* _What needs to be done_:
Exactly the lines from the line containing "What matplotlib code" through the line containing "from matplotlib.lines import Line2D" are to be echoed, with both included and pictures left out.

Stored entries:
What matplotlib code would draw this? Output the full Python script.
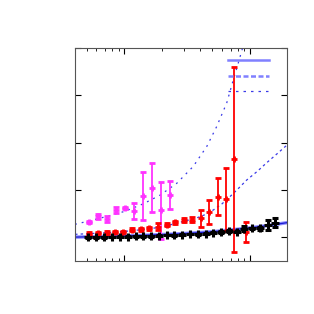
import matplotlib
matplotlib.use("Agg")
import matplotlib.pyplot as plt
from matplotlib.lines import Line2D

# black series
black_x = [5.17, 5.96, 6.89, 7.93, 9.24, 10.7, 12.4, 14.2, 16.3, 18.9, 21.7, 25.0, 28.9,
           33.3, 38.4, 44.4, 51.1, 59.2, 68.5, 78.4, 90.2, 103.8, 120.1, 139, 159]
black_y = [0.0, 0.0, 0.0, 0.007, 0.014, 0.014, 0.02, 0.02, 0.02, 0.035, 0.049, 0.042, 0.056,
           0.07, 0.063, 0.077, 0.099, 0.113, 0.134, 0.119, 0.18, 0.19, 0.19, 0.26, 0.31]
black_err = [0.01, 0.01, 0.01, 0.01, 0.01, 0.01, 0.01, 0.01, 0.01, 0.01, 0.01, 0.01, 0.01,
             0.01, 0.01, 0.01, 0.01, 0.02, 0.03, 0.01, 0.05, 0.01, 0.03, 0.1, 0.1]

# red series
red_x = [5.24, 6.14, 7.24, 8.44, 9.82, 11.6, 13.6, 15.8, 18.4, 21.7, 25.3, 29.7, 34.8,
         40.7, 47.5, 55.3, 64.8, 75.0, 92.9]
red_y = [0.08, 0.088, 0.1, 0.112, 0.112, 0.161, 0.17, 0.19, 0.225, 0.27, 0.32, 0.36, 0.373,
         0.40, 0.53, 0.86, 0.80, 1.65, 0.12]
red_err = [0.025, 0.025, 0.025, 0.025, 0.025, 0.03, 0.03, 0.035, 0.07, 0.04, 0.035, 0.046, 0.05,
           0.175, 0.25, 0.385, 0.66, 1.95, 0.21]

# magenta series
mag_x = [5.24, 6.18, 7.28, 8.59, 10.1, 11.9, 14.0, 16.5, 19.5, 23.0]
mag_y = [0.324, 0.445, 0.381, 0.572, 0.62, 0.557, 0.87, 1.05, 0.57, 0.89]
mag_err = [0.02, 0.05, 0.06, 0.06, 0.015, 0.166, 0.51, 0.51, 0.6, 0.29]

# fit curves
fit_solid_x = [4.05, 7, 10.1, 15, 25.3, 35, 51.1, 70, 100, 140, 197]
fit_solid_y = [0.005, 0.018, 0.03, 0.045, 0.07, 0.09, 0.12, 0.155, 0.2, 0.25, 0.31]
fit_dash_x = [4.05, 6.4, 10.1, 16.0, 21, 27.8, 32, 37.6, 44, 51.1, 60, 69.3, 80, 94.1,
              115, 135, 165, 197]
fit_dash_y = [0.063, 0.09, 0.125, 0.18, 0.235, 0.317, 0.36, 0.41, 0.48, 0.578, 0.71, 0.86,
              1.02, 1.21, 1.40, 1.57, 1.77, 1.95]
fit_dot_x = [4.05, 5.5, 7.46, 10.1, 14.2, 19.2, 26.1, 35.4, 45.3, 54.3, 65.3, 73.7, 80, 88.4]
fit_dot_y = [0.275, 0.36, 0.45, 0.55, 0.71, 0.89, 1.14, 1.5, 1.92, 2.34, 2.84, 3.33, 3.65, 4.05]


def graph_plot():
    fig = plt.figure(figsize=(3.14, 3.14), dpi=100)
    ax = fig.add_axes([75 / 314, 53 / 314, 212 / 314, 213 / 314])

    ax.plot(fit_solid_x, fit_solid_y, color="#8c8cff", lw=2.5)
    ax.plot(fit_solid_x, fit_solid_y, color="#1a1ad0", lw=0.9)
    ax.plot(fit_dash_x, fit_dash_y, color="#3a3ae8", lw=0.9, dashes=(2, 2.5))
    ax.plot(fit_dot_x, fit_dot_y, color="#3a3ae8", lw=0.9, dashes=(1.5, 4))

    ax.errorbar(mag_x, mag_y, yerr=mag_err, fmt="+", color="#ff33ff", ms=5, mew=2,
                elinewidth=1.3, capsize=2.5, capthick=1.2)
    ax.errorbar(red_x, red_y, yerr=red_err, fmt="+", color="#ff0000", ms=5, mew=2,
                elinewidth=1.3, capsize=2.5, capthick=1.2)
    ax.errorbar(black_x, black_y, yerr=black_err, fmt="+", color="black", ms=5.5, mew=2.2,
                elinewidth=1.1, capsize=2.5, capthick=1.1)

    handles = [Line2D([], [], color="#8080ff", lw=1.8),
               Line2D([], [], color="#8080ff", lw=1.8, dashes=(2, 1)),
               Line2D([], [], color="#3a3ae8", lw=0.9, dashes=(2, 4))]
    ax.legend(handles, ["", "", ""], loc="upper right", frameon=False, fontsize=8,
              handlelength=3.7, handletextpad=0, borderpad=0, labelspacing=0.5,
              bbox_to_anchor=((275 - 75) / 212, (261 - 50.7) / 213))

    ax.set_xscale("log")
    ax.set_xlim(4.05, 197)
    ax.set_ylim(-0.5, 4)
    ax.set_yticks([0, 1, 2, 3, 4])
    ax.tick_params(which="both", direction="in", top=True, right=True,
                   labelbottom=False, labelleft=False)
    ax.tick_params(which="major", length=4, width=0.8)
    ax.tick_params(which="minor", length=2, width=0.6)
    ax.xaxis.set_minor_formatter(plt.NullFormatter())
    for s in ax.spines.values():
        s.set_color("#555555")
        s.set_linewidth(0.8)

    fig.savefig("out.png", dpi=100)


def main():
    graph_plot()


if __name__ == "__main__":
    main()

--

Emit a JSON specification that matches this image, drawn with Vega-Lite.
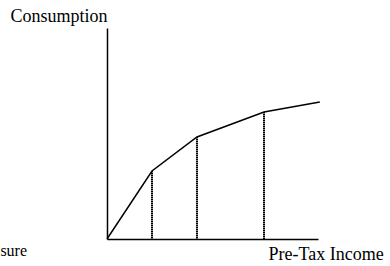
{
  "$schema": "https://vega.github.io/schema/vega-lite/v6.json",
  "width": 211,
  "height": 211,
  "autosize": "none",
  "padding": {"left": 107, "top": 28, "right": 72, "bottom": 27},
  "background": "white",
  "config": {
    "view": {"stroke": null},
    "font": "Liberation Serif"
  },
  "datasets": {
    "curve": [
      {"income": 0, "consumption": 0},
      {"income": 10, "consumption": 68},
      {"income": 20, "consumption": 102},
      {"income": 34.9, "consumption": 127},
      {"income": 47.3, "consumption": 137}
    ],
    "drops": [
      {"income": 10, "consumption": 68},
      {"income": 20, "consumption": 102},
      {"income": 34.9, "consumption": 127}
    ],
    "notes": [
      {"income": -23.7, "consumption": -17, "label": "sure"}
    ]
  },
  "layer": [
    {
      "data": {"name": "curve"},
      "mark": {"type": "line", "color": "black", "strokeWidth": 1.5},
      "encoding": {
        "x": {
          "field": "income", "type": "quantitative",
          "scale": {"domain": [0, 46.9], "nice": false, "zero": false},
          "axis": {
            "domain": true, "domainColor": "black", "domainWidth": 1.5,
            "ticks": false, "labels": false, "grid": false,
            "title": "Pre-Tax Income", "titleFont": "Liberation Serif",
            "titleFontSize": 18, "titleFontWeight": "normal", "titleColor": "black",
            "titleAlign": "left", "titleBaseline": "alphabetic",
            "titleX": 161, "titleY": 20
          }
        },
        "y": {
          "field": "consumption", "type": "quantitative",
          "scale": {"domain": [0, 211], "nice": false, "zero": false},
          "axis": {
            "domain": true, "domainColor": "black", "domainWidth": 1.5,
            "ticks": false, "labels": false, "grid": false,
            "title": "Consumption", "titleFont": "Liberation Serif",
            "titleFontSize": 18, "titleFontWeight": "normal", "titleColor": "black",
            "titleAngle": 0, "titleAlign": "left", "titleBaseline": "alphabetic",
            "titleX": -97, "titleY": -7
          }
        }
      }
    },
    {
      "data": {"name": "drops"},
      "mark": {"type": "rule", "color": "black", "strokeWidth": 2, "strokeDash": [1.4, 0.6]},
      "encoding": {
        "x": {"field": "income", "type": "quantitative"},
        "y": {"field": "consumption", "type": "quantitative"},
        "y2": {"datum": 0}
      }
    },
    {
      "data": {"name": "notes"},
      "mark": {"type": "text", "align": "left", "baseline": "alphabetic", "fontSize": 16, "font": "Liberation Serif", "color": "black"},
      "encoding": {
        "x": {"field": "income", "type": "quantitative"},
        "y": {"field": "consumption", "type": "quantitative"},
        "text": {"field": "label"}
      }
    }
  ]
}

* _The answer_:
What matplotlib code would draw this? Output the full Python script.
import matplotlib
matplotlib.use("Agg")
import matplotlib.pyplot as plt
from matplotlib.lines import Line2D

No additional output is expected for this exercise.